#### [EXERCISE INSTRUCTIONS]
Give the number of lines in the listing below that include the word "draw", with nothing more.

* BEGIN DATA PROVIDED *

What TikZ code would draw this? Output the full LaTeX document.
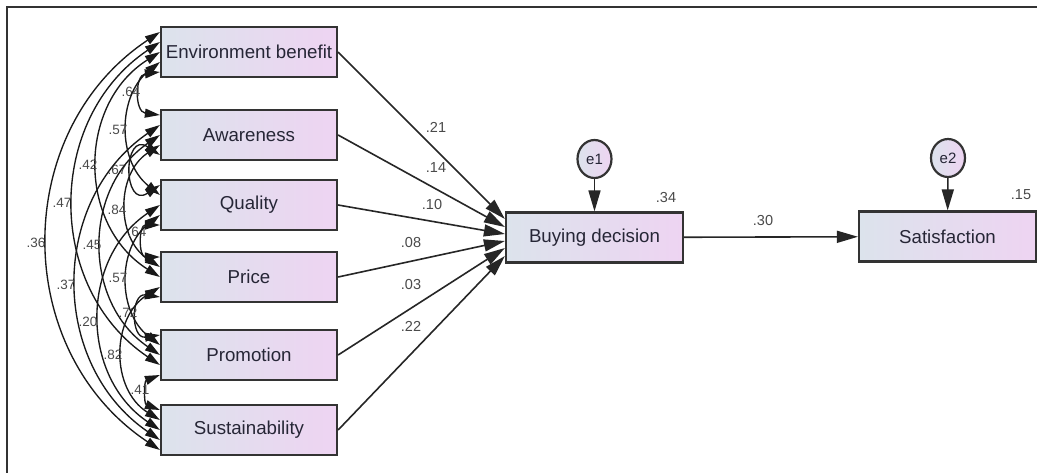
\documentclass[tikz,border=0pt]{standalone}
\usepackage{fontspec}
\setmainfont{Liberation Sans}
\usetikzlibrary{arrows.meta,calc,shapes.geometric}
\definecolor{boxL}{HTML}{DCE3EC}
\definecolor{boxR}{HTML}{EED4F2}
\definecolor{edge}{HTML}{333333}
\definecolor{txt}{HTML}{262636}
\definecolor{lab}{HTML}{4A4A4A}
\begin{document}
\begin{tikzpicture}[x=1pt,y=-1pt,
  var/.style={draw=edge, line width=2.2pt, left color=boxL, right color=boxR,
    minimum width=176pt, minimum height=50pt, inner sep=0pt, text=txt,
    font=\fontsize{18.7}{20}\selectfont},
  err/.style={ellipse, draw=edge, line width=2.2pt, left color=boxL, right color=boxR,
    minimum width=34pt, minimum height=38pt, inner sep=0pt, text=txt,
    font=\fontsize{15}{16}\selectfont},
  reg/.style={draw=black!85, line width=1.6pt, -{Triangle[length=21pt,width=12pt]}},
  cov/.style={draw=black!90, line width=1.35pt,
    {Triangle[length=15pt,width=9pt]}-{Triangle[length=15pt,width=9pt]}},
  coef/.style={text=lab, font=\fontsize{14.5}{15}\selectfont, inner sep=0pt},
  covlab/.style={text=lab, font=\fontsize{13.5}{14}\selectfont, inner sep=0pt}]
\useasboundingbox (0,0) rectangle (1037,472);
\fill[white] (0,0) rectangle (1037,472);
\draw[edge, line width=2pt] (7,480) -- (7,7) -- (1045,7);

% exogenous variables
\node[var] (EB)  at (249,52)  {Environment benefit};
\node[var] (Aw)  at (249,135) {Awareness};
\node[var] (Qu)  at (249,205) {Quality};
\node[var] (Pr)  at (249,277) {Price};
\node[var] (Pro) at (249,355) {Promotion};
\node[var] (Sus) at (249,430) {Sustainability};
% endogenous
\node[var, minimum width=177pt] (BD)  at (594.5,237.5) {Buying decision};
\node[var, minimum width=177pt] (Sat) at (947.5,236.5) {Satisfaction};
\node[err] (e1) at (594.5,159) {e1};
\node[err] (e2) at (948,158) {e2};

% attachment points for covariances
\foreach \v/\list in {EB/{Sus,Pro,Pr,Qu,Aw}, Aw/{EB,Sus,Pro,Pr,Qu},
  Qu/{Aw,EB,Sus,Pro,Pr}, Pr/{Qu,Aw,EB,Sus,Pro}, Pro/{Pr,Qu,Aw,EB,Sus},
  Sus/{Pro,Pr,Qu,Aw,EB}}{
  \foreach \w [count=\k] in \list {
    \coordinate (\v-\w) at ($(\v.west)+(0,{(\k-3)*10})$);
  }
}

% covariance arcs
\foreach \a/\b/\ya/\yb/\s/\val/\lx/\ly in {
  EB-Aw/Aw-EB/72/115/19/.64/131/92,
  EB-Qu/Qu-EB/62/195/32/.57/118/130,
  EB-Pr/Pr-EB/52/277/62/.42/88/165,
  EB-Pro/Pro-EB/42/365/86/.47/62/203,
  EB-Sus/Sus-EB/32/450/112/.36/36/243,
  Aw-Qu/Qu-Aw/155/185/28/.67/117/170,
  Aw-Pr/Pr-Aw/145/267/33/.84/117/210,
  Aw-Pro/Pro-Aw/135/355/58/.45/92/245,
  Aw-Sus/Sus-Aw/125/440/83/.37/66/285,
  Qu-Pr/Pr-Qu/225/257/16/.64/137/232,
  Qu-Pro/Pro-Qu/215/345/32/.57/118/278,
  Qu-Sus/Sus-Qu/205/430/60/.20/88/322,
  Pr-Pro/Pro-Pr/297/335/22/.72/128/313,
  Pr-Sus/Sus-Pr/287/420/37/.82/113/355,
  Pro-Sus/Sus-Pro/375/410/12/.41/140/390}{
  \pgfmathsetmacro\ctlx{\s/0.75}
  \pgfmathsetmacro\ctly{\ctlx*cot(2*atan(2*\s/(\yb-\ya)))}
  \draw[cov] (\a) .. controls ($(\a)+(-\ctlx,\ctly)$) and ($(\b)+(-\ctlx,-\ctly)$) .. (\b);
  \node[covlab] (lab-\a) at (\lx,\ly) {\val};
}

% regression paths
\foreach \v/\dy in {EB/-18.5, Aw/-10.5, Qu/-3.5, Pr/3.5, Pro/10.5, Sus/18.5}{
  \coordinate (BD-\v) at ($(BD.west)+(0,\dy)$);
  \draw[reg] (\v.east) -- (BD-\v);
}
\node[coef] (c1) at (436,127) {.21};
\node[coef] (c2) at (436,168) {.14};
\node[coef] (c3) at (432,205) {.10};
\node[coef] (c4) at (411,243) {.08};
\node[coef] (c5) at (411,285) {.03};
\node[coef] (c6) at (411,326) {.22};

\draw[reg] (e1) -- (BD);
\draw[reg] (e2) -- (Sat);
\draw[reg] (BD) -- (Sat);
\node[coef] (c7) at (763,221) {.30};
\node[coef] (r1) at (666,198) {.34};
\node[coef] (r2) at (1021,195) {.15};
\end{tikzpicture}
\end{document}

* END DATA PROVIDED *

#### [SOLUTION]
11